Best Practices for Long-Term Success
To ensure your discovery efforts remain useful throughout the project life cycle, adhere to these standards:
- Version Control: Processes change. Ensure your documentation is dated and versioned. If a process changes mid-project, update your documentation immediately.
- Centralized Repository: Store your process maps in a location accessible to the entire project team. Do not keep them on your local hard drive.
- Clear Definitions: Define your terminology. If you use the term "Order," ensure everyone knows if that means a "Draft Order," a "Confirmed Order," or a "Shipped Order."
- Focus on the "Hand-offs": The most dangerous parts of any process are the hand-offs between systems or departments. Pay extra attention to these.
FAQ: Common Questions
Q: How much detail is too much? A: If you find yourself documenting the exact mouse clicks a user makes, you are likely too deep. Aim for the "task" level (e.g., "Enter customer data into ERP") rather than the "keystroke" level.
Q: What if the stakeholders refuse to agree on the process? A: This is actually a valuable finding. It means there is no standard process. Document the variations and include them in your final report as a "lack of standardization" risk.
Q: Should I document the "happy path" or the "exceptions"? A: Both. The happy path is the skeleton, but the exceptions are where the most time and money are lost. A process that works 90% of the time but fails in a way that requires manual intervention 10% of the time is often the most expensive to run.
Key Takeaways
- Start with the "As-Is": Never attempt to design a solution without first mapping the current reality, including all the messy, manual workarounds.
- Combine Methods: Use a mix of interviews, observation, and artifact analysis to get a complete picture. Do not rely on what people say they do; observe what they actually do.
- Quantify the Pain: Use metrics like cycle time, touch time, and error rates to turn qualitative frustrations into objective business cases.
- Validate with Stakeholders: Always bring your process maps back to the people who do the work.

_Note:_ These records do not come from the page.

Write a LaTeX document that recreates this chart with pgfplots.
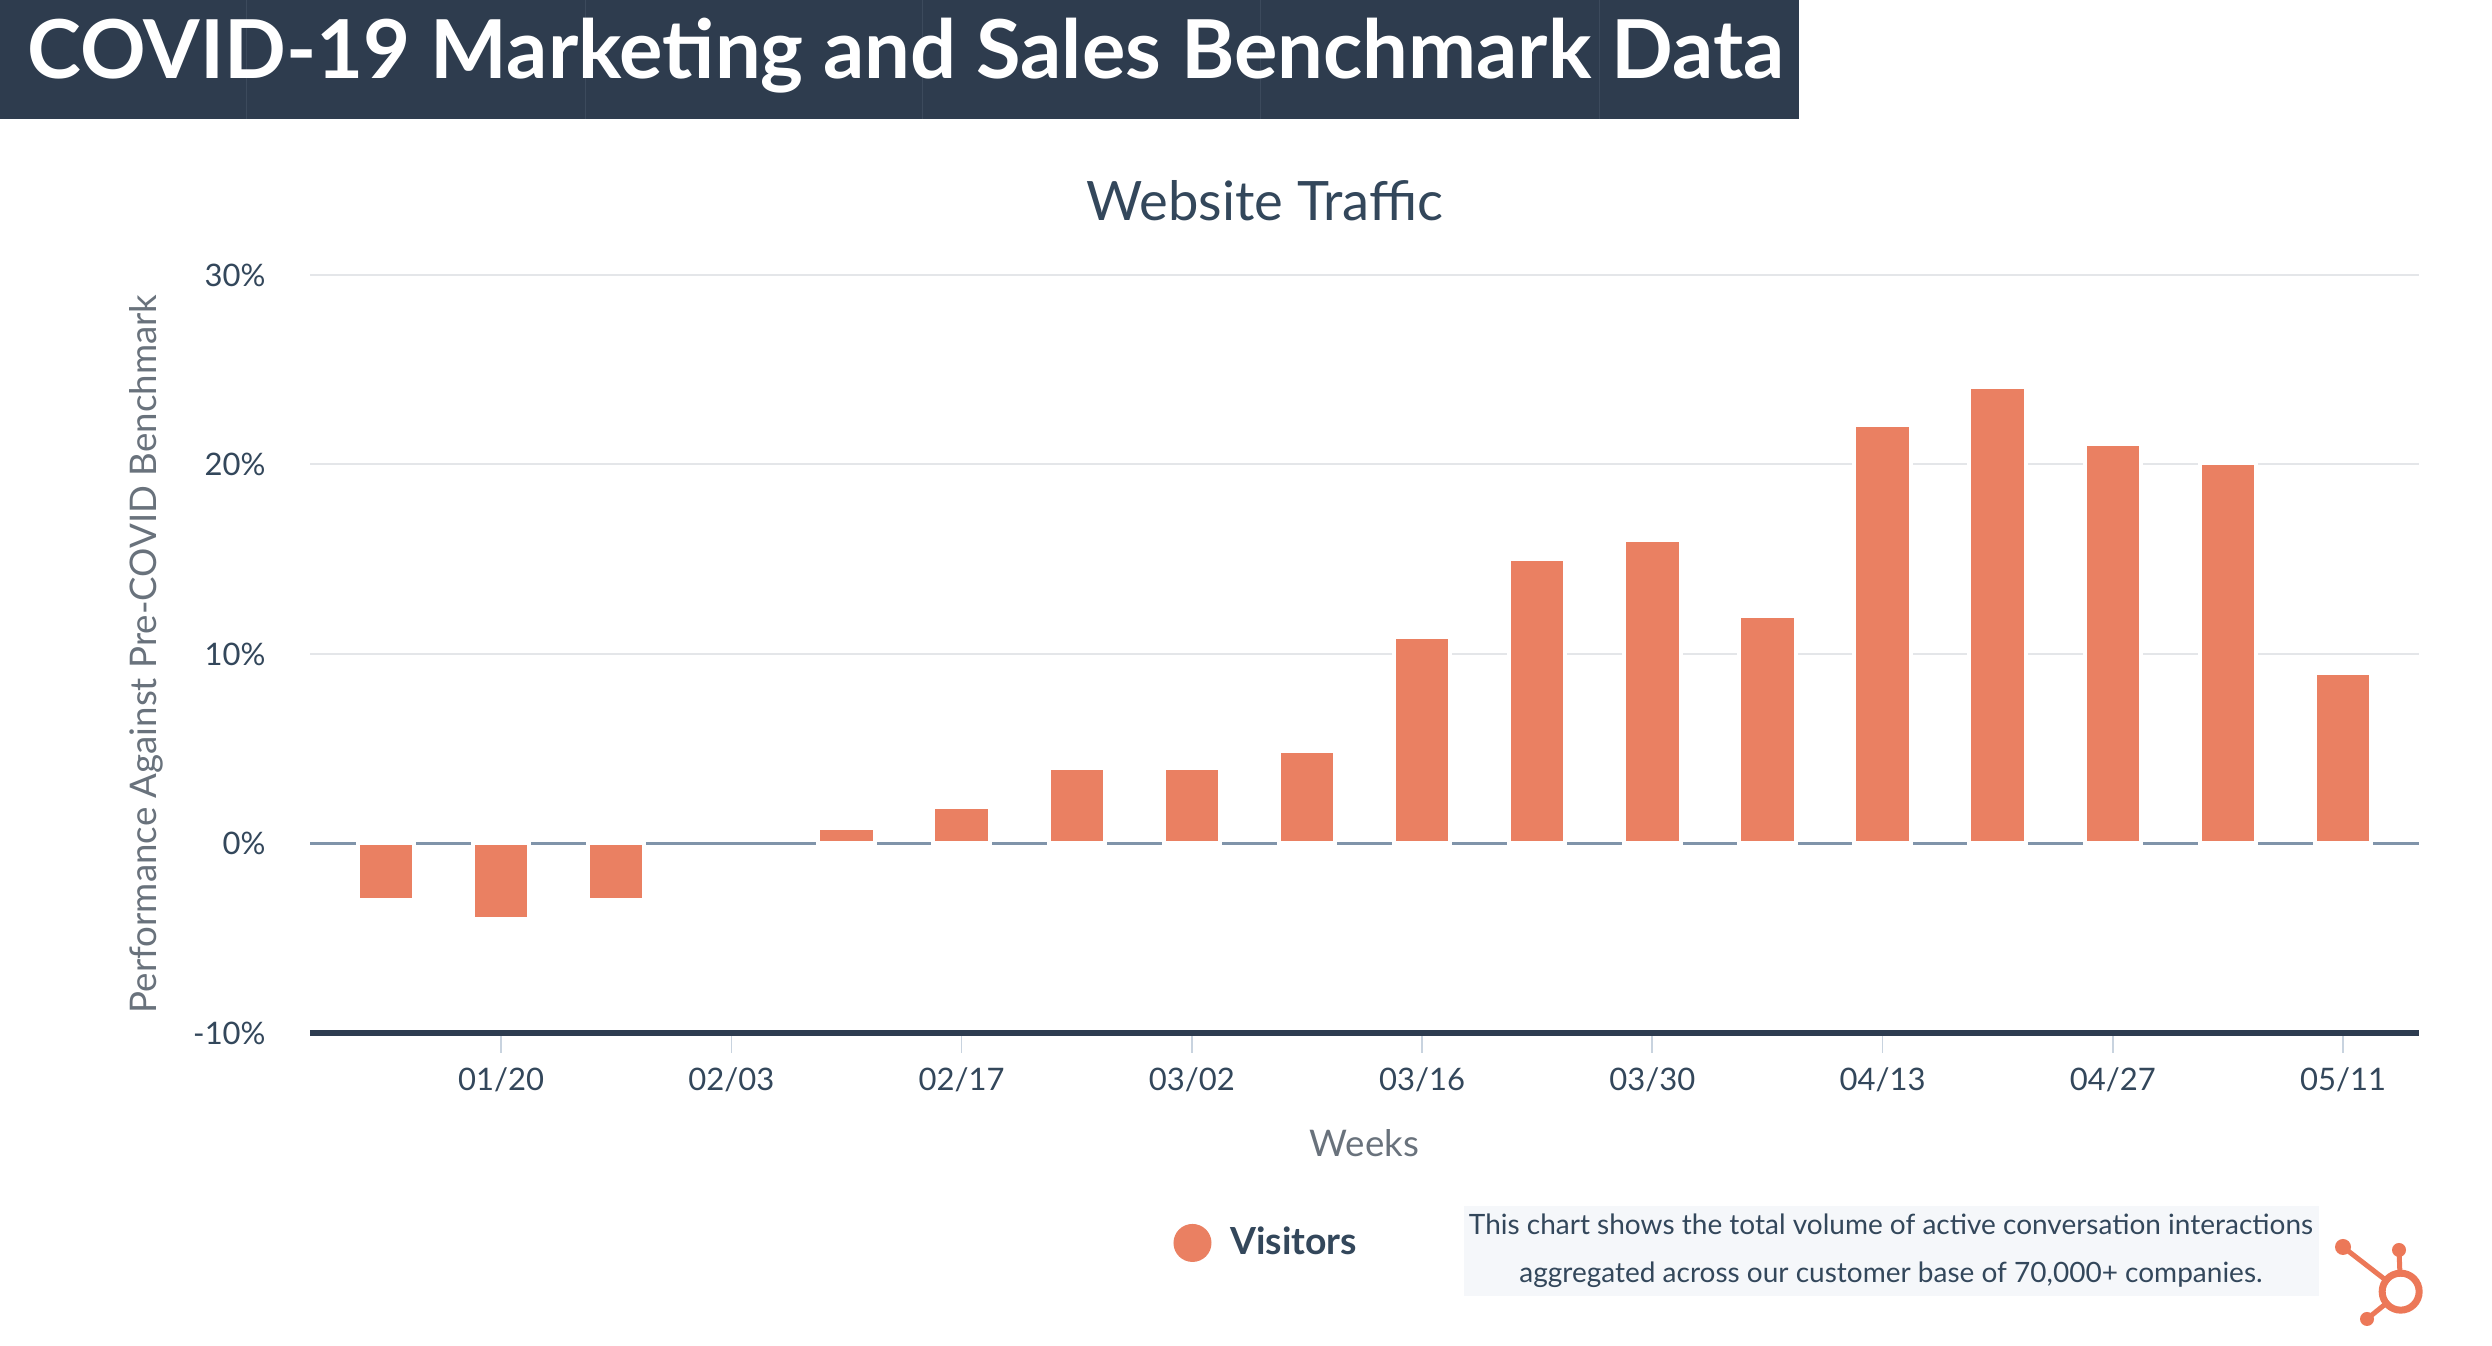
\documentclass[border=0pt]{standalone}
\usepackage{pgfplots}
\pgfplotsset{compat=1.18}
\usepackage{pgfplotstable}
\usepackage{graphicx}
\usepackage{fontspec}
\setmainfont{Lato}

\definecolor{banner}{RGB}{46,60,78}
\definecolor{bannerline}{RGB}{60,74,92}
\definecolor{barcolor}{RGB}{234,128,98}
\definecolor{logo}{RGB}{236,120,88}
\definecolor{slate}{RGB}{51,71,91}
\definecolor{labelgray}{RGB}{105,114,124}
\definecolor{gridgray}{RGB}{228,230,233}
\definecolor{zeroline}{RGB}{128,148,170}
\definecolor{axisnavy}{RGB}{45,60,80}
\definecolor{tickgray}{RGB}{200,211,223}
\definecolor{notebg}{RGB}{245,247,250}

% weekly website visitors vs. pre-COVID benchmark (percent)
\pgfplotstableread{
idx week  value
0   01/13 -3
1   01/20 -4
2   01/27 -3
3   02/03 0
4   02/10 0.8
5   02/17 1.9
6   02/24 4
7   03/02 4
8   03/09 4.9
9   03/16 10.9
10  03/23 15
11  03/30 16
12  04/06 12
13  04/13 22.1
14  04/20 24.1
15  04/27 21.1
16  05/04 20.1
17  05/11 9
}\visitors

\begin{document}
\begin{tikzpicture}
\useasboundingbox (0,0) rectangle (747.6pt,403.8pt);
\fill[white] (0,0) rectangle (747.6pt,403.8pt);

% header banner
\fill[banner] (0,368.1pt) rectangle (539.7pt,403.8pt);
\foreach \lx in {73.8,175.5,276.6,378,479.7}
  \draw[bannerline, line width=0.3pt] (\lx pt,368.1pt) -- (\lx pt,403.8pt);
\node[anchor=base west, inner sep=0pt, text=white] at (8.1pt,380.1pt)
  {\resizebox{526.8pt}{!}{\fontsize{24}{28}\selectfont\bfseries COVID-19 Marketing and Sales Benchmark Data}};

\begin{axis}[
  at={(93pt,93.9pt)}, anchor=south west,
  width=632.7pt, height=227.4pt, scale only axis,
  xmin=-0.66, xmax=17.66, ymin=-10, ymax=30,
  axis lines*=left,
  x axis line style={draw=axisnavy, line width=1.8pt},
  y axis line style={draw=none},
  tick align=outside,
  major tick length=6pt,
  xtick={1,3,5,7,9,11,13,15,17},
  xticklabels={01/20,02/03,02/17,03/02,03/16,03/30,04/13,04/27,05/11},
  x tick style={draw=tickgray, line width=0.5pt},
  xticklabel style={yshift=-1pt},
  ytick={-10,0,10,20,30},
  y tick style={draw=none},
  yticklabel={\pgfmathprintnumber{\tick}\%},
  yticklabel style={xshift=-3.8pt},
  /pgf/number format/assume math mode=true,
  ticklabel style={font=\fontsize{9.3}{11}\selectfont, text=slate},
  ymajorgrids,
  major grid style={draw=gridgray, line width=0.6pt},
  extra y ticks={0},
  extra y tick labels={},
  extra y tick style={grid=major, major grid style={draw=zeroline, line width=1pt}},
  title={Website Traffic},
  title style={at={(rel axis cs:0.4528,1.072)}, anchor=center,
    font=\fontsize{16.3}{19}\selectfont, text=slate},
  xlabel={Weeks},
  xlabel style={at={(rel axis cs:0.5,-0.1451)}, anchor=center,
    font=\fontsize{11}{13}\selectfont, text=labelgray},
  ylabel={Performance Against Pre-COVID Benchmark},
  ylabel style={at={(rel axis cs:-0.0778,0.5)}, anchor=center,
    font=\fontsize{11}{13}\selectfont, text=labelgray},
  legend style={at={(rel axis cs:0.4545,-0.277)}, anchor=center,
    draw=none, fill=none, inner sep=0pt,
    font=\fontsize{11.2}{13}\selectfont\bfseries, text=slate},
]
\addplot[ybar, bar width=0.49, fill=barcolor, draw=white, line width=1.2pt,
  y filter/.expression={y==0 ? nan : y},
  legend image code/.code={\fill[barcolor] (0.1cm,0pt) circle (5.1pt);
    \path (0.1cm,0pt) ++(8.7pt,0pt);}]
  table[x=idx, y=value] {\visitors};
\addlegendentry{Visitors}
\end{axis}

% note box
\fill[notebg] (439.2pt,15pt) rectangle (695.7pt,42pt);
\node[anchor=base, inner sep=0pt, text=slate, font=\fontsize{8.4}{10}\selectfont]
  at (567.3pt,33.3pt) {This chart shows the total volume of active conversation interactions};
\node[anchor=base, inner sep=0pt, text=slate, font=\fontsize{8.4}{10}\selectfont]
  at (567.3pt,18.9pt) {aggregated across our customer base of 70,000+ companies.};

% sprocket logo
\begin{scope}[logo]
  \draw[line width=1.5pt] (702.9pt,29.7pt) -- (720.2pt,16.3pt);
  \draw[line width=1.5pt] (719.7pt,28.8pt) -- (720.2pt,16.3pt);
  \draw[line width=1.5pt] (710.1pt,8.1pt) -- (720.2pt,16.3pt);
  \fill (702.9pt,29.7pt) circle (2.4pt);
  \fill (719.7pt,28.8pt) circle (2.1pt);
  \fill (710.1pt,8.1pt) circle (2.1pt);
  \fill[white] (720.2pt,16.3pt) circle (4.5pt);
  \draw[line width=2.1pt] (720.2pt,16.3pt) circle (5.55pt);
\end{scope}
\end{tikzpicture}
\end{document}
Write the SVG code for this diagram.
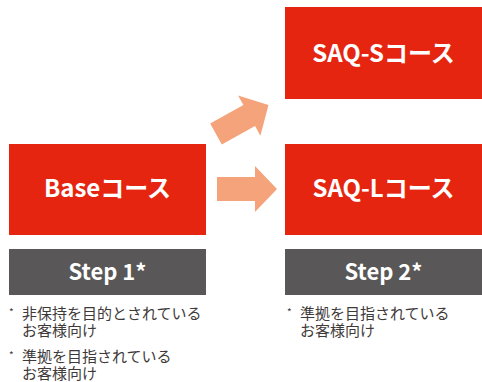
<svg xmlns="http://www.w3.org/2000/svg" width="482" height="382" viewBox="0 0 482 382">
<style>
.course{fill:#E62511}
.step{fill:#595757}
.arrow{fill:#F4A37A}
.t{font-family:"Noto Sans CJK JP","Noto Sans",sans-serif;font-weight:bold;fill:#fff;text-anchor:middle}
.ct{font-size:24px}
.st{font-size:22px}
.note{font-family:"Noto Sans CJK JP","Noto Sans",sans-serif;font-size:15px;fill:#3e3a39}
.ast{font-size:10px}
</style>
<rect width="482" height="382" fill="#fff"/>
<g id="connectors">
<path class="arrow" d="M0,-12 L38,-12 L38,-23 L60,0 L38,23 L38,12 L0,12 Z" transform="translate(217,189)"/>
<path class="arrow" d="M0,-12 L38,-12 L38,-23 L60,0 L38,23 L38,12 L0,12 Z" transform="translate(216,134) rotate(-29)"/>
</g>
<g id="base">
<rect class="course" x="9" y="144" width="197" height="91"/>
<text class="t ct" x="107.5" y="197">Baseコース</text>
</g>
<g id="saq-s">
<rect class="course" x="285" y="7" width="197" height="92"/>
<text class="t ct" x="383.5" y="62">SAQ-Sコース</text>
</g>
<g id="saq-l">
<rect class="course" x="285" y="144" width="197" height="91"/>
<text class="t ct" x="383.5" y="197">SAQ-Lコース</text>
</g>
<g id="step1">
<rect class="step" x="9" y="249" width="197" height="46"/>
<text class="t st" x="107.5" y="280">Step 1*</text>
</g>
<g id="step2">
<rect class="step" x="285" y="249" width="197" height="46"/>
<text class="t st" x="383.5" y="280">Step 2*</text>
</g>
<g id="note1">
<text class="note ast" x="9" y="316">*</text>
<text class="note" x="22" y="319">非保持を目的とされている</text>
<text class="note" x="22" y="336">お客様向け</text>
<text class="note ast" x="9" y="359">*</text>
<text class="note" x="22" y="362">準拠を目指されている</text>
<text class="note" x="22" y="379">お客様向け</text>
</g>
<g id="note2">
<text class="note ast" x="287" y="316">*</text>
<text class="note" x="300" y="319">準拠を目指されている</text>
<text class="note" x="300" y="336">お客様向け</text>
</g>
</svg>
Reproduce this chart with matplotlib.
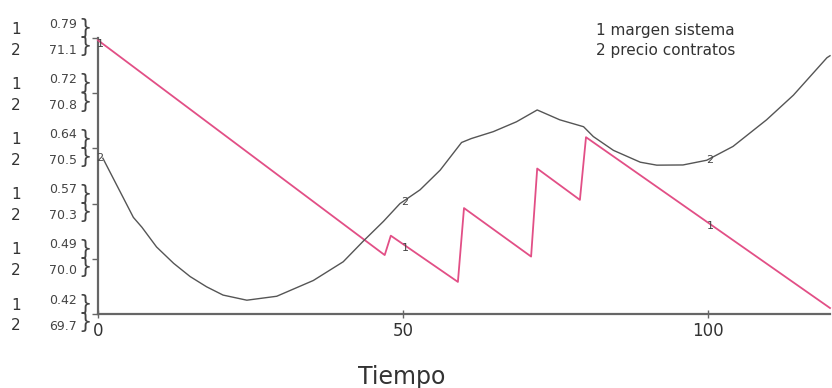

They are the only ones who can confirm if your map is accurate.
- Focus on Hand-offs and Exceptions: The biggest opportunities for improvement usually lie in the hand-offs between departments and the way exceptions are handled.
- Maintain Neutrality: Your role is to understand the process, not to judge it. Approach the discovery phase with empathy to ensure you get honest feedback from the staff.
- Keep it Scalable: Use standard notation like BPMN and keep your diagrams modular. This makes your work easier to maintain and explain to others as the project evolves.
By following these guidelines, you will move beyond simple note-taking and become a true partner in the business improvement process. The effort you put into understanding the current state will pay dividends when you reach the design phase, as your proposed solutions will be grounded in the reality of the organization's needs and limitations.